Certains observateurs suggèrent, en cas d’une éventuelle révision constitutionnelle, de supprimer le poste de Premier ministre au Mali au profit d’un ticket Président/Vice-président. « C’est toujours bon d’essayer une nouvelle recette qui peut apporter des remèdes appropriés », a réagi Boubou B. Diallo.
Mais, a-t-il rappelé, « le cas du Mali est particulier. Les nouvelles recettes ressemblent toujours aux plats réchauffés. C’est toujours les mêmes têtes qui reviennent. On y limoge un ministre ou un cadre pour incompétence et on le revoit, quelques mois après, à un autre poste plus stratégique que le précédent ».
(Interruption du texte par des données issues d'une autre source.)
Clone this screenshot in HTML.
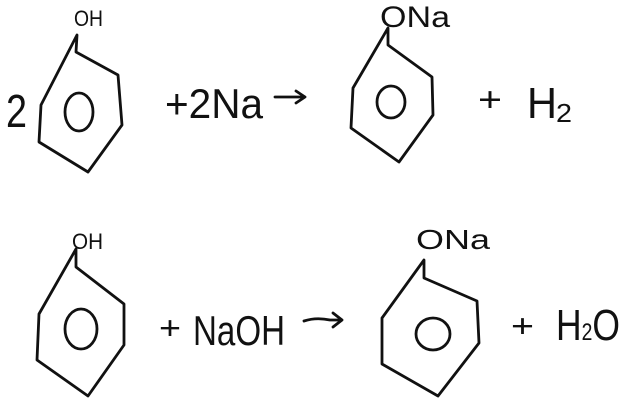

Pour Fousseyni Camara de la diaspora malienne en France, « l’idée d’un vice-président risque de créer un monstre à deux têtes avec des crises institutionnelles à répétition ».
« Nous devrions plutôt expérimenter le système qui consiste à donner au PM (Premier ministre) la possibilité de choisir au moins la moitié des ministres pour gouverner avec des objectifs clairs », a-t-il préconisé.
« Je l’ai écrit en 2011 dans mon second livre sur l’Etat au Mali. Le poste de Premier ministre n’est pas productif dans notre pays où il est un fusible. Après avoir occupé le poste, je suis encore plus sûr de cela », a réagi M. Mara.
A son avis, l’idéal serait d’engager « un profond changement institutionnel avec un rééquilibrage des rapports entre les Institutions. Le meilleur schéma à mes yeux, c’est un président avec un vice-président sans Premier ministre et sans la possibilité pour le Chef de l’Etat de dissoudre le parlement ».
Les prédécesseurs de Soumeylou Boubèye Maïga à la Primature sont, depuis l’investiture du président Kéita le 4 septembre 2013, Oumar Tatam Ly (5 septembre 2013 au 5 avril 2014, Moussa Mara (5 avril 2014 au 9 janvier 2015), Modibo Kéita (9 janvier 2015 au 9 avril 2017) et Abdoulaye Idrissa Maïga (9 avril 2017 au 29 décembre 2017).